During the surge in Iraq in 2007 I became the Brigade PAO with no training. I was just coming out of my third company command, the Army had selected me to be a PAO, I had a great relationship with my Brigade Commander and our PAO got fired; so I was the guy.
Because we were in a fairly contested area and it was the surge we had a regular stream of national media embeds. I would regularly send these embeds to my old battalion, to areas I knew well. This week I sent Sudarsen Raghavan from the Washington Post to travel around with my good friend and battalion XO.
Raghavan asked some good questions and saw what we wanted him to see. On the way back, the battalion XO had to make a quick stop to check on a Civil Affairs funded project. Raghavan was interested. We hadn’t planned on this stop.
The project was a disaster.

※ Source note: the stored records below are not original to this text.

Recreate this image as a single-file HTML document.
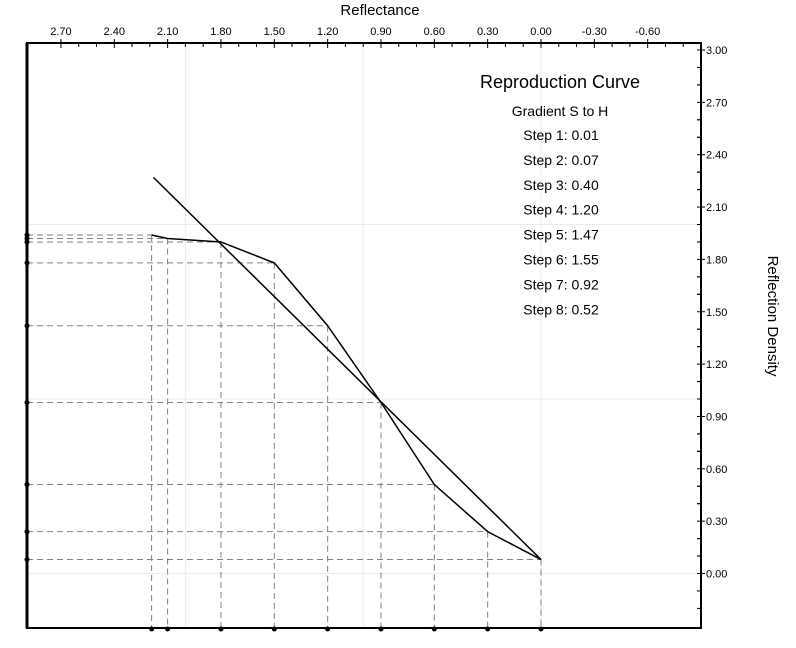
<!DOCTYPE html>
<html><head><meta charset="utf-8"><style>
body{margin:0;background:#fff;}
svg{display:block;font-family:"Liberation Sans",sans-serif;}
</style></head><body>
<svg id="chart" width="796" height="648" viewBox="0 0 796 648">
<g id="grid"></g>
<g id="guides"></g>
<g id="series"></g>
<g id="axes"></g>
<text x="380" y="15" font-size="15" text-anchor="middle">Reflectance</text>
<text transform="translate(768,316) rotate(90)" font-size="15" text-anchor="middle">Reflection Density</text>
<g text-anchor="middle" font-size="14">
<text x="560" y="88" font-size="18">Reproduction Curve</text>
<text x="560" y="116">Gradient  S to  H</text>
</g>
<g id="steps" text-anchor="middle" font-size="14"></g>
</svg>
<script>
const reflectance = [2.19, 2.10, 1.80, 1.50, 1.20, 0.90, 0.60, 0.30, 0.00];
const density = [1.94, 1.92, 1.90, 1.78, 1.42, 0.98, 0.51, 0.24, 0.08];
const aimReflectance = [2.18, 0.00];
const aimDensity = [2.27, 0.08];
const xTickLabels = ["2.70","2.40","2.10","1.80","1.50","1.20","0.90","0.60","0.30","0.00","-0.30","-0.60"];
const yTickLabels = ["0.00","0.30","0.60","0.90","1.20","1.50","1.80","2.10","2.40","2.70","3.00"];
const stepLabels = ["Step 1: 0.01","Step 2: 0.07","Step 3: 0.40","Step 4: 1.20","Step 5: 1.47","Step 6: 1.55","Step 7: 0.92","Step 8: 0.52"];

const NS="http://www.w3.org/2000/svg";
const L=27,R=701,T=43,B=628;
const X=r=>541-r*177.8;
const Y=d=>573.5-d*174.5;
function mk(tag,attrs,parent){const e=document.createElementNS(NS,tag);for(const k in attrs)e.setAttribute(k,attrs[k]);parent.appendChild(e);return e;}
const grid=document.getElementById('grid'),guides=document.getElementById('guides'),series=document.getElementById('series'),axes=document.getElementById('axes'),steps=document.getElementById('steps');

[0,1,2].forEach(v=>{
  const g1=mk('line',{x1:X(v),x2:X(v),y1:T,y2:B,stroke:'#ececec','stroke-width':1},grid);
  
  
  const g2=mk('line',{x1:L,x2:R,y1:Y(v),y2:Y(v),stroke:'#ececec','stroke-width':1},grid);
  
  
});

reflectance.forEach((r,i)=>{
  const x=X(r),y=Y(density[i]);
  const h=mk('line',{x1:L,x2:x,y1:y,y2:y,stroke:'#808080','stroke-width':1,'stroke-dasharray':'6,4'},guides);
  
  
  const v=mk('line',{x1:x,x2:x,y1:y,y2:B,stroke:'#808080','stroke-width':1,'stroke-dasharray':'6,4'},guides);
  
  
  const m1=mk('circle',{cx:L,cy:y,r:2.5,fill:'#000'},axes);
  
  
  const m2=mk('circle',{cx:x,cy:B+1,r:2.5,fill:'#000'},axes);
  
  
});

const curve=mk('polyline',{points:reflectance.map((r,i)=>X(r)+','+Y(density[i])).join(' '),fill:'none',stroke:'#000','stroke-width':1.5},series);


const aim=mk('line',{x1:X(aimReflectance[0]),y1:Y(aimDensity[0]),x2:X(aimReflectance[1]),y2:Y(aimDensity[1]),stroke:'#000','stroke-width':1.5},series);



const frame=mk('path',{d:`M${L},${B} L${L},${T} L${R},${T} L${R},${B} Z`,fill:'none',stroke:'#000','stroke-width':2},axes);


const leftAxis=mk('line',{x1:L,x2:L,y1:T,y2:B,stroke:'#000','stroke-width':3},axes);



xTickLabels.forEach(s=>{
  const v=parseFloat(s),x=X(v);
  const t=mk('line',{x1:x,x2:x,y1:T-4,y2:T+5,stroke:'#000','stroke-width':1},axes);
  
  
  const tx=mk('text',{x:x,y:T-8,'font-size':11,'text-anchor':'middle'},axes);
  tx.textContent=s;
  
  
  [0.1,0.2].forEach(o=>{const xm=X(v-o);if(xm<R-2){
    const m=mk('line',{x1:xm,x2:xm,y1:T,y2:T+4,stroke:'#000','stroke-width':1},axes);
    
    }});
});
yTickLabels.forEach(s=>{
  const v=parseFloat(s),y=Y(v);
  const t=mk('line',{x1:R-4,x2:R+4,y1:y,y2:y,stroke:'#000','stroke-width':1},axes);
  
  
  const tx=mk('text',{x:R+5,y:y+4,'font-size':11},axes);
  tx.textContent=s;
  
  
  [0.1,0.2,-0.1,-0.2].forEach(o=>{const ym=Y(v+o);if(ym>T+2&&ym<B-2&&(v+o<3.01)){
    const m=mk('line',{x1:R-4,x2:R,y1:ym,y2:ym,stroke:'#000','stroke-width':1},axes);
    
    }});
});
stepLabels.forEach((s,i)=>{
  const t=mk('text',{x:561,y:140+i*24.9},steps);
  t.textContent=s;
  
  
});
</script>
</body></html>
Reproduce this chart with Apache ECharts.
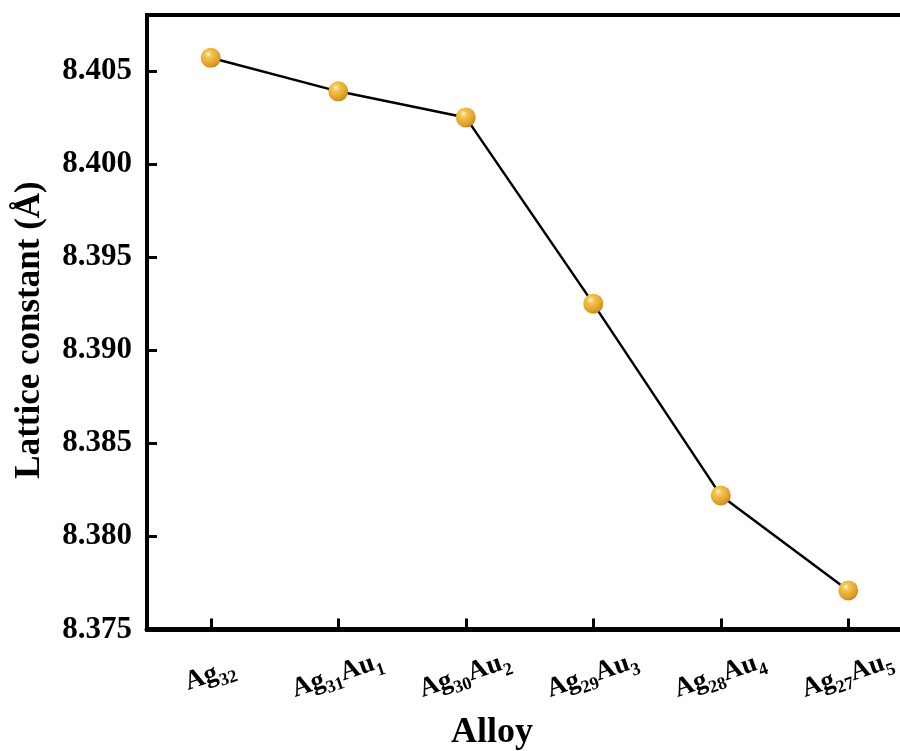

Nearly $100,000 was dumped into this poorly constructed Iraqi government building which was falling apart before it was even occupied. We continued to spend more to try to fix it. My friend and battalion XO ended up with his full-color mug on the front page of the post, underneath it read his name and the words, “angry and frustrated.”
I learned this:
Reporters are always reporting. They can and will get a story on the way to a story. Like wearing a mic, consider them always on. Always.
Don’t go blindly. Seems obvious but think about how quickly a short stop turned into a national level story which was read by Congress. Our XO was only planning on a 5 minute stop to check on progress. Know what you are going to see, before you see it.
People tell the truth. Our battalion XO was a man of character. The reporter asked him how he felt about the project and the XO told him, following all the rules of SAPP. Have an idea of what people are going to say before they say it. Never put someone in a position where telling the truth has negative consequences.
Work fast. Once I got hint of what happened I alerted our Division PA shop who hooked the reporter up with additional background and context. This information rounded out the story better than if it focused only on this building.
A hundred people reading this blog will point out that this was my mistake and I should have done things better. Yep, that’s the point.